• **THE REQUEST**:
Extract, in full, the lines below, beginning at the first and ending with the line that contains "dd = (0, (9, 3, 2, 3))". Pictures do not belong in the copy.

• **SOURCE DATA**:
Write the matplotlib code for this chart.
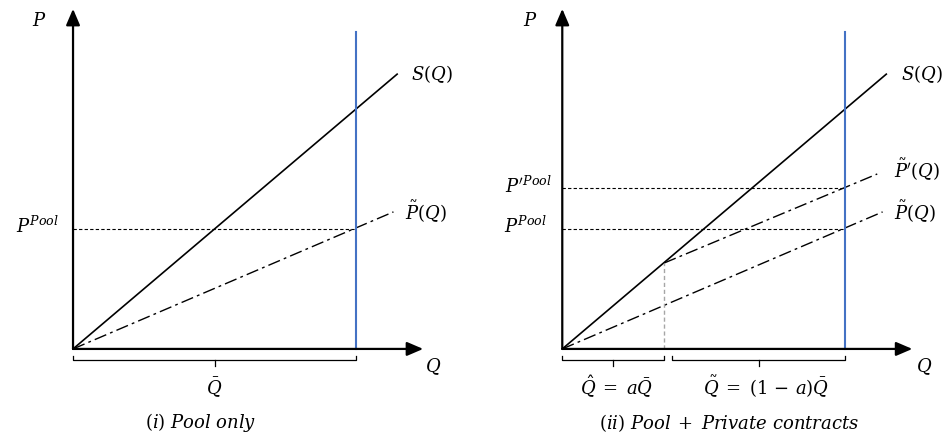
import matplotlib
matplotlib.use("Agg")
import matplotlib.pyplot as plt

plt.rcParams['mathtext.fontset'] = 'dejavuserif'

# quantities (Q-bar = 1, S(Q) = Q)
q_bar = 1.0
q_hat = 0.36
p_pool = 0.5
p_pool2 = 0.67

s_q = [0, 1.145]
s_p = [0, 1.145]
pt_q = [0, 1.132]
pt_p = [0, 0.571]
pt2_q = [0.36, 1.113]
pt2_p = [0.358, 0.729]

blue_top = 1.32
yaxis_top = 1.417
xaxis_end = 1.237

BLUE = '#4472C4'
FS = 13

fig = plt.figure(figsize=(9.46, 4.37), dpi=100)
axL = fig.add_axes([0, 0, 0.5, 1])
axR = fig.add_axes([0.5, 0, 0.5, 1])
axL.set_xlim(-0.258, 1.413)
axR.set_xlim(-0.3155, 1.356)
for ax in (axL, axR):
    ax.set_ylim(-0.367, 1.454)
    ax.axis('off')


def axes_arrows(ax):
    ap = dict(arrowstyle='-|>,head_length=0.7,head_width=0.3', color='black',
              lw=1.6, shrinkA=0, shrinkB=0, mutation_scale=14)
    ax.annotate('', xy=(0, yaxis_top), xytext=(0, 0), arrowprops=ap)
    ax.annotate('', xy=(xaxis_end, 0), xytext=(0, 0), arrowprops=ap)


def bracket(ax, x0, x1):
    y = -0.046
    ax.plot([x0, x0, x1, x1], [-0.028, y, y, -0.028], color='black', lw=0.9)
    xm = (x0 + x1) / 2
    ax.plot([xm, xm], [y, -0.07], color='black', lw=0.9)


dd = (0, (9, 3, 2, 3))

# (i) Pool only
axes_arrows(axL)
axL.plot(s_q, s_p, color='black', lw=1.2)
axL.plot(pt_q, pt_p, color='black', lw=1.0, linestyle=dd)
axL.plot([0, q_bar], [p_pool, p_pool], color='black', lw=0.8, linestyle=(0, (3, 2)))
axL.plot([q_bar, q_bar], [0, blue_top], color=BLUE, lw=1.5)
bracket(axL, 0, q_bar)
axL.text(-0.12, 1.367, '$P$', fontsize=FS, ha='center', va='center')
axL.text(1.194, 1.146, '$S(Q)$', fontsize=FS, ha='left', va='center')
axL.text(1.173, 0.571, r'$\tilde{P}(Q)$', fontsize=FS, ha='left', va='center')
axL.text(1.272, -0.075, '$Q$', fontsize=FS, ha='center', va='center')
axL.text(-0.05, 0.51, '$P^{Pool}$', fontsize=FS, ha='right', va='center')
axL.text(0.5, -0.158, r'$\bar{Q}$', fontsize=FS, ha='center', va='center')
axL.text(0.452, -0.308, r'$(i)\ Pool\ only$', fontsize=FS, ha='center', va='center')

# (ii) Pool + Private contracts
axes_arrows(axR)
axR.plot(s_q, s_p, color='black', lw=1.2)
axR.plot(pt_q, pt_p, color='black', lw=1.0, linestyle=dd)
axR.plot(pt2_q, pt2_p, color='black', lw=1.0, linestyle=dd)
axR.plot([0, q_bar], [p_pool, p_pool], color='black', lw=0.8, linestyle=(0, (3, 2)))
axR.plot([0, q_bar], [p_pool2, p_pool2], color='black', lw=0.8, linestyle=(0, (3, 2)))
axR.plot([q_hat, q_hat], [0, pt2_p[0]], color='#A6A6A6', lw=1.0, linestyle=(0, (3, 2)))
axR.plot([q_bar, q_bar], [0, blue_top], color=BLUE, lw=1.5)
bracket(axR, 0, q_hat)
bracket(axR, q_hat + 0.027, q_bar)
axR.text(-0.114, 1.367, '$P$', fontsize=FS, ha='center', va='center')
axR.text(1.198, 1.146, '$S(Q)$', fontsize=FS, ha='left', va='center')
axR.text(1.171, 0.746, r"$\tilde{P}'(Q)$", fontsize=FS, ha='left', va='center')
axR.text(1.171, 0.571, r'$\tilde{P}(Q)$', fontsize=FS, ha='left', va='center')
axR.text(1.277, -0.075, '$Q$', fontsize=FS, ha='center', va='center')
axR.text(-0.036, 0.68, "$P'^{Pool}$", fontsize=FS, ha='right', va='center')
axR.text(-0.054, 0.51, '$P^{Pool}$', fontsize=FS, ha='right', va='center')
axR.text(0.19, -0.158, r'$\hat{Q}\;=\;a\bar{Q}$', fontsize=FS, ha='center', va='center')
axR.text(0.72, -0.158, r'$\tilde{Q}\;=\;(1\,-\,a)\bar{Q}$', fontsize=FS, ha='center', va='center')
axR.text(0.59, -0.308, r'$(ii)\ Pool\;+\;Private\ contracts$', fontsize=FS,
         ha='center', va='center')

fig.savefig('out.png', dpi=100)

• **ANSWER TO THE EXERCISE**:
Write the matplotlib code for this chart.
import matplotlib
matplotlib.use("Agg")
import matplotlib.pyplot as plt

plt.rcParams['mathtext.fontset'] = 'dejavuserif'

# quantities (Q-bar = 1, S(Q) = Q)
q_bar = 1.0
q_hat = 0.36
p_pool = 0.5
p_pool2 = 0.67

s_q = [0, 1.145]
s_p = [0, 1.145]
pt_q = [0, 1.132]
pt_p = [0, 0.571]
pt2_q = [0.36, 1.113]
pt2_p = [0.358, 0.729]

blue_top = 1.32
yaxis_top = 1.417
xaxis_end = 1.237

BLUE = '#4472C4'
FS = 13

fig = plt.figure(figsize=(9.46, 4.37), dpi=100)
axL = fig.add_axes([0, 0, 0.5, 1])
axR = fig.add_axes([0.5, 0, 0.5, 1])
axL.set_xlim(-0.258, 1.413)
axR.set_xlim(-0.3155, 1.356)
for ax in (axL, axR):
    ax.set_ylim(-0.367, 1.454)
    ax.axis('off')


def axes_arrows(ax):
    ap = dict(arrowstyle='-|>,head_length=0.7,head_width=0.3', color='black',
              lw=1.6, shrinkA=0, shrinkB=0, mutation_scale=14)
    ax.annotate('', xy=(0, yaxis_top), xytext=(0, 0), arrowprops=ap)
    ax.annotate('', xy=(xaxis_end, 0), xytext=(0, 0), arrowprops=ap)


def bracket(ax, x0, x1):
    y = -0.046
    ax.plot([x0, x0, x1, x1], [-0.028, y, y, -0.028], color='black', lw=0.9)
    xm = (x0 + x1) / 2
    ax.plot([xm, xm], [y, -0.07], color='black', lw=0.9)


dd = (0, (9, 3, 2, 3))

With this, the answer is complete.